>> start Source material

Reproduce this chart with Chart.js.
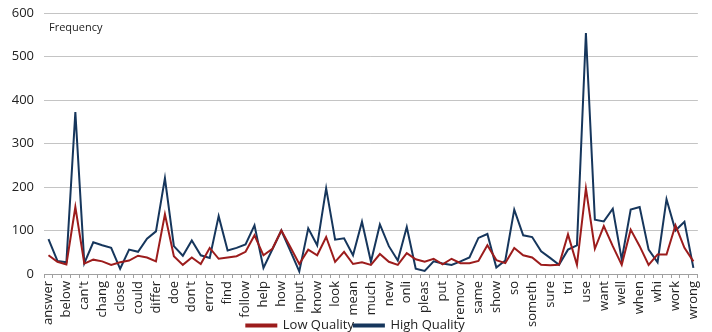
<!DOCTYPE html>
<html>
<head>
<meta charset="utf-8">
<script src="https://cdn.jsdelivr.net/npm/chart.js@4.4.1/dist/chart.umd.min.js"></script>
<style>
  html, body { margin: 0; padding: 0; background: #fff; }
  #wrap { width: 712px; height: 332px; position: relative; }
</style>
</head>
<body>
<div id="wrap"><canvas id="freqChart"></canvas></div>
<script>
// every other category carries a label, as on the original axis
const words = ['answer', 'below', "can't", 'chang', 'close', 'could', 'differ', 'doe', "don't", 'error',
  'find', 'follow', 'help', 'how', 'input', 'know', 'look', 'mean', 'much', 'new', 'onli', 'pleas',
  'put', 'remov', 'same', 'show', 'so', 'someth', 'sure', 'tri', 'use', 'want', 'well', 'when', 'whi',
  'work', 'wrong'];
const categories = [];
words.forEach(function(w, i) {
    categories.push(w);
    if (i < words.length - 1) categories.push('');
});

const lowQuality = [43, 28, 22, 154, 24, 33, 29, 21, 27, 31, 42, 38, 29, 137, 41, 21, 38, 23, 60, 35,
  38, 41, 51, 89, 43, 58, 100, 62, 23, 56, 43, 85, 28, 51, 23, 27, 21, 46, 28, 21,
  48, 34, 28, 35, 22, 35, 25, 25, 30, 66, 32, 25, 60, 43, 38, 21, 20, 21, 91, 21,
  197, 58, 110, 64, 21, 102, 64, 21, 45, 45, 112, 60, 29];
const highQuality = [80, 30, 27, 372, 25, 73, 66, 60, 12, 56, 51, 81, 98, 220, 64, 42, 77, 43, 37, 133,
  54, 60, 68, 112, 14, 57, 100, 53, 6, 105, 66, 197, 79, 82, 43, 120, 28, 114, 64, 31,
  108, 12, 7, 29, 24, 21, 29, 38, 83, 92, 15, 31, 148, 89, 85, 52, 37, 21, 56, 66,
  554, 125, 121, 150, 33, 148, 154, 56, 27, 172, 100, 120, 14];
const yTicks = [0, 100, 200, 300, 400, 500, 600];

const FONT = '"Open Sans", "Liberation Sans", sans-serif';

const frequencyLabel = {
    id: 'frequencyLabel',
    afterDraw(chart) {
        const ctx = chart.ctx;
        ctx.save();
        ctx.font = '11px ' + FONT;
        ctx.fillStyle = '#222';
        ctx.textBaseline = 'middle';
        ctx.fillText('Frequency', chart.chartArea.left + 5, 28);
        ctx.restore();
    }
};

new Chart(document.getElementById('freqChart'), {
    type: 'line',
    data: {
        labels: categories,
        datasets: [{
            label: 'Low Quality',
            data: lowQuality,
            borderColor: '#9c1c1c',
            backgroundColor: '#9c1c1c',
            borderWidth: 2,
            pointRadius: 0,
            tension: 0
        }, {
            label: 'High Quality',
            data: highQuality,
            borderColor: '#16365c',
            backgroundColor: '#16365c',
            borderWidth: 2,
            pointRadius: 0,
            tension: 0
        }]
    },
    options: {
        responsive: true,
        maintainAspectRatio: false,
        animation: false,
        // legend sits partly in the margin so it lines up with the long tick labels
        layout: { padding: { top: 13, right: 1, left: 0, bottom: -10 } },
        plugins: {
            tooltip: { enabled: false },
            legend: {
                position: 'bottom',
                labels: {
                    boxWidth: 30,
                    boxHeight: 2,
                    padding: 0,
                    color: '#222',
                    font: { family: FONT, size: 13 }
                }
            }
        },
        scales: {
            x: {
                offset: true,
                grid: { offset: true, drawOnChartArea: false, tickLength: 4, color: '#a0a0a0' },
                border: { color: '#a0a0a0' },
                ticks: {
                    autoSkip: false,
                    minRotation: 90,
                    maxRotation: 90,
                    padding: 3,
                    color: '#222',
                    font: { family: FONT, size: 13 }
                },
                afterFit(scale) {
                    scale.height = 45;
                    // long labels run down past the axis box, next to the legend
                    scale._computeLabelArea = () => undefined;
                }
            },
            y: {
                min: 0,
                max: 600,
                afterBuildTicks(scale) { scale.ticks = yTicks.map(v => ({ value: v })); },
                grid: { drawTicks: false, color: '#c4c4c4' },
                border: { display: false },
                ticks: {
                    padding: 10,
                    color: '#222',
                    font: { family: FONT, size: 13 }
                },
                afterFit(scale) {
                    scale.width = 44;
                    scale.paddingTop = 0;
                }
            }
        }
    },
    plugins: [frequencyLabel]
});
</script>
</body>
</html>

>> end Source material

Aim
Transcribe all of the material exactly, leaving out whatever pictures it contains.

Task output
Reproduce this chart with Chart.js.
<!DOCTYPE html>
<html>
<head>
<meta charset="utf-8">
<script src="https://cdn.jsdelivr.net/npm/chart.js@4.4.1/dist/chart.umd.min.js"></script>
<style>
  html, body { margin: 0; padding: 0; background: #fff; }
  #wrap { width: 712px; height: 332px; position: relative; }
</style>
</head>
<body>
<div id="wrap"><canvas id="freqChart"></canvas></div>
<script>
// every other category carries a label, as on the original axis
const words = ['answer', 'below', "can't", 'chang', 'close', 'could', 'differ', 'doe', "don't", 'error',
  'find', 'follow', 'help', 'how', 'input', 'know', 'look', 'mean', 'much', 'new', 'onli', 'pleas',
  'put', 'remov', 'same', 'show', 'so', 'someth', 'sure', 'tri', 'use', 'want', 'well', 'when', 'whi',
  'work', 'wrong'];
const categories = [];
words.forEach(function(w, i) {
    categories.push(w);
    if (i < words.length - 1) categories.push('');
});

const lowQuality = [43, 28, 22, 154, 24, 33, 29, 21, 27, 31, 42, 38, 29, 137, 41, 21, 38, 23, 60, 35,
  38, 41, 51, 89, 43, 58, 100, 62, 23, 56, 43, 85, 28, 51, 23, 27, 21, 46, 28, 21,
  48, 34, 28, 35, 22, 35, 25, 25, 30, 66, 32, 25, 60, 43, 38, 21, 20, 21, 91, 21,
  197, 58, 110, 64, 21, 102, 64, 21, 45, 45, 112, 60, 29];
const highQuality = [80, 30, 27, 372, 25, 73, 66, 60, 12, 56, 51, 81, 98, 220, 64, 42, 77, 43, 37, 133,
  54, 60, 68, 112, 14, 57, 100, 53, 6, 105, 66, 197, 79, 82, 43, 120, 28, 114, 64, 31,
  108, 12, 7, 29, 24, 21, 29, 38, 83, 92, 15, 31, 148, 89, 85, 52, 37, 21, 56, 66,
  554, 125, 121, 150, 33, 148, 154, 56, 27, 172, 100, 120, 14];
const yTicks = [0, 100, 200, 300, 400, 500, 600];

const FONT = '"Open Sans", "Liberation Sans", sans-serif';

const frequencyLabel = {
    id: 'frequencyLabel',
    afterDraw(chart) {
        const ctx = chart.ctx;
        ctx.save();
        ctx.font = '11px ' + FONT;
        ctx.fillStyle = '#222';
        ctx.textBaseline = 'middle';
        ctx.fillText('Frequency', chart.chartArea.left + 5, 28);
        ctx.restore();
    }
};

new Chart(document.getElementById('freqChart'), {
    type: 'line',
    data: {
        labels: categories,
        datasets: [{
            label: 'Low Quality',
            data: lowQuality,
            borderColor: '#9c1c1c',
            backgroundColor: '#9c1c1c',
            borderWidth: 2,
            pointRadius: 0,
            tension: 0
        }, {
            label: 'High Quality',
            data: highQuality,
            borderColor: '#16365c',
            backgroundColor: '#16365c',
            borderWidth: 2,
            pointRadius: 0,
            tension: 0
        }]
    },
    options: {
        responsive: true,
        maintainAspectRatio: false,
        animation: false,
        // legend sits partly in the margin so it lines up with the long tick labels
        layout: { padding: { top: 13, right: 1, left: 0, bottom: -10 } },
        plugins: {
            tooltip: { enabled: false },
            legend: {
                position: 'bottom',
                labels: {
                    boxWidth: 30,
                    boxHeight: 2,
                    padding: 0,
                    color: '#222',
                    font: { family: FONT, size: 13 }
                }
            }
        },
        scales: {
            x: {
                offset: true,
                grid: { offset: true, drawOnChartArea: false, tickLength: 4, color: '#a0a0a0' },
                border: { color: '#a0a0a0' },
                ticks: {
                    autoSkip: false,
                    minRotation: 90,
                    maxRotation: 90,
                    padding: 3,
                    color: '#222',
                    font: { family: FONT, size: 13 }
                },
                afterFit(scale) {
                    scale.height = 45;
                    // long labels run down past the axis box, next to the legend
                    scale._computeLabelArea = () => undefined;
                }
            },
            y: {
                min: 0,
                max: 600,
                afterBuildTicks(scale) { scale.ticks = yTicks.map(v => ({ value: v })); },
                grid: { drawTicks: false, color: '#c4c4c4' },
                border: { display: false },
                ticks: {
                    padding: 10,
                    color: '#222',
                    font: { family: FONT, size: 13 }
                },
                afterFit(scale) {
                    scale.width = 44;
                    scale.paddingTop = 0;
                }
            }
        }
    },
    plugins: [frequencyLabel]
});
</script>
</body>
</html>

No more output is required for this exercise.